How to reproduce the error :
'''
device = 'cuda'
pipeline = ChronosPipeline.from_pretrained(
'amazon/chronos-t5-mini',
device_map=device,
torch_dtype=getattr(torch, 'bfloat16')
)
batch_size = 4
seq_len = 500
pred_len = 64
data = torch.rand(batch_size, seq_len).to(device)

forecast = self.pipeline.predict(data, pred_len)
'''

This code works perfectly well if device='cpu'. I am trying to run this on a V100 32GB. Note that I run into this error with any chronos-t5 model (mini, tiny, small and large).

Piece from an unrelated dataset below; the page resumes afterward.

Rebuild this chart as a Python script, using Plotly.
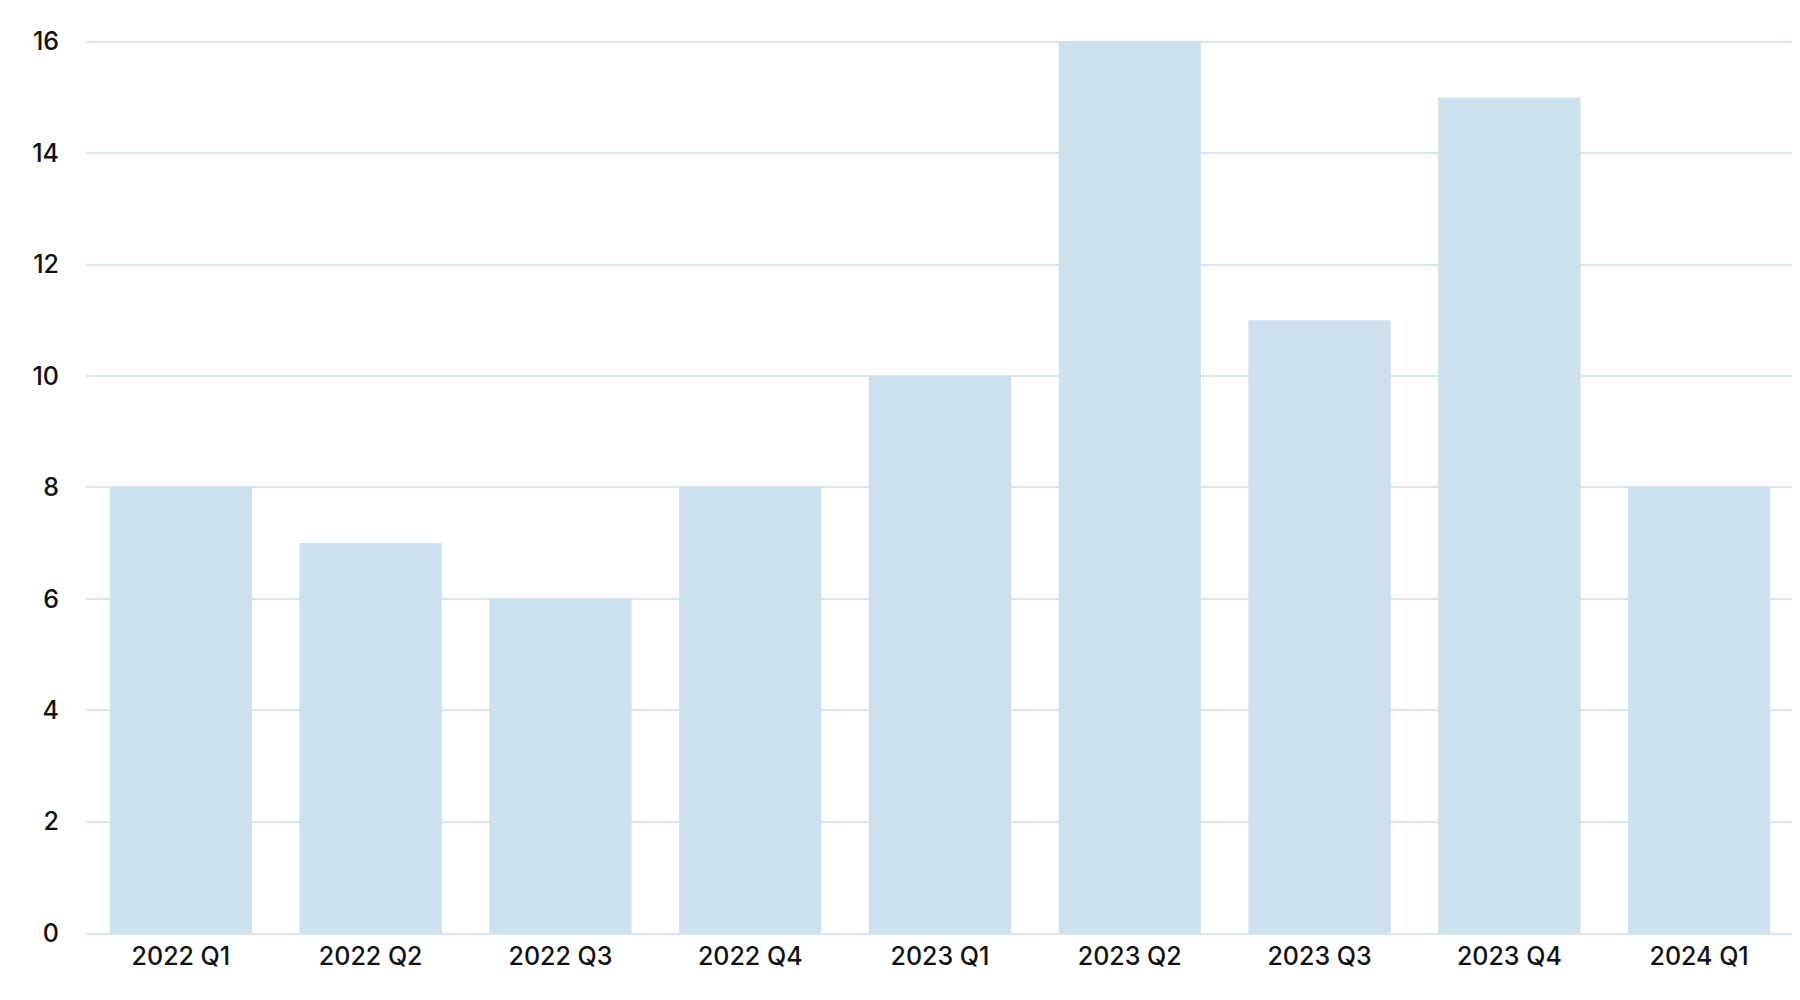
import plotly.graph_objects as go

quarters = ["2022 Q1", "2022 Q2", "2022 Q3", "2022 Q4", "2023 Q1",
            "2023 Q2", "2023 Q3", "2023 Q4", "2024 Q1"]
values = [8, 7, 6, 8, 10, 16, 11, 15, 8]
y_ticks = [0, 2, 4, 6, 8, 10, 12, 14, 16]

fig = go.Figure(go.Bar(x=quarters, y=values, marker=dict(color="#cde0ed", line=dict(width=0))))

fig.update_layout(
    width=1800, height=1000,
    margin=dict(l=78, r=14, t=32, b=75),
    plot_bgcolor="white", paper_bgcolor="white",
    bargap=0.25,
    showlegend=False,
    font=dict(family="Inter", size=25, color="#111111", weight=500),
)
fig.update_xaxes(showgrid=False, showline=True, linecolor="#d6e6ef", linewidth=2,
                 ticks="", tickfont=dict(size=25, weight=500))
fig.update_yaxes(range=[0, 16.03], tickvals=y_ticks, showgrid=True, gridcolor="#d6e6ef",
                 gridwidth=2, zeroline=False, ticks="", ticklabelstandoff=26,
                 tickfont=dict(size=25, weight=500))

fig.write_html("out.html")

The line that throws the error in the lib is line 189 in src/chronos/chronos.py :
'''
token_ids = (
torch.bucketize(
input=scaled_context,
boundaries=self.boundaries,
# buckets are open to the right, see:
# https://pytorch.org/docs/2.1/generated/torch.bucketize.html#torch-bucketize
right=True,
)
+ self.config.n_special_tokens
)
'''

Is it possible that scaled_context and self.boundaries are not cast on the same device ? Please let me know if there's a fix or if I can help.

Amazon org

@IUseAMouse if you change

data = torch.rand(batch_size, seq_len).to(device)

into

data = torch.rand(batch_size, seq_len)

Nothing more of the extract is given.